What a reach. Palm Beach County uses punch cards and it’s the
third-richest county in the nation. It boasts more golf holes than any
other U.S. county. So much for that race card.
No matter. No one in the press corps corrected him, so the notion was
broadcast unmolested to the unknowing masses.
There have been other spasms of dishonesty, and the media have
pretended not to notice them, either.
For example, Gore and his surrogates have suggested that Gore has
some claim to the Oval Office based on his winning a fraction more of
the popular vote than Bush.
Of course, the popular vote has no legal relevance. The Electoral
College decides the presidential election, and Bush won more state
electoral votes.
But the Gore camp presses the issue by adding that Gore won more
popular votes than any other president besides Ronald Reagan.
Yes, and George W. Bush comes in a close third in popularity. In
fact, he won more votes than Clinton and Gore did in 1992 and 1996.
Then there’s the disingenuous assurance by Gore legal adviser Warren
Christopher that the founders wouldn’t want us fretting over all his
lawyers and their endless legal challenges that are delaying the
resolution of the election. He claims the founders
spread out the transition period between administrations expressly to
allow time to work out tight elections like this in the courts.
Anyone who’s studied the Constitution — and I assume Christopher has
— can tell you that’s a facile argument.
The main reason for the long interregnum was to accommodate travel.
Transportation and communication were so slow when the Constitution
was written that it would have been almost impossible for officials
elected in November to reach the capital in time.

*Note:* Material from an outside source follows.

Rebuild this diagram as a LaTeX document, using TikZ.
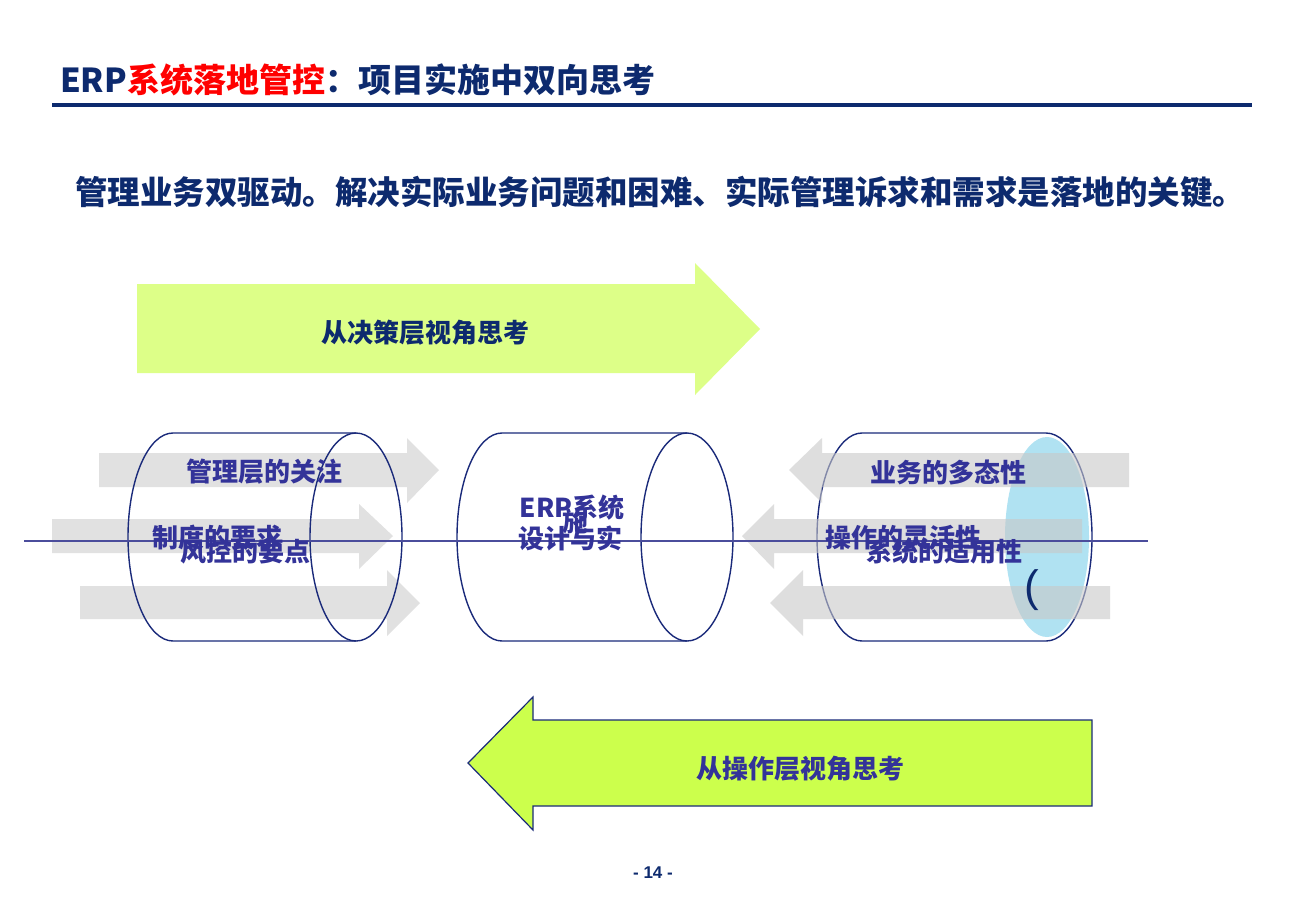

After the country switched from horses to cars, politicians grew
weary of the “lame duck” period and shortened it. The 20th Amendment,
ratified in 1933, moved the president’s inaugural day from March 4 to
Jan. 20.
Expect more specious claims and shameless lies as Gore grows more
desperate.
He’s not acting like a man who won, but like someone who’s trying to
pull one over on the American people.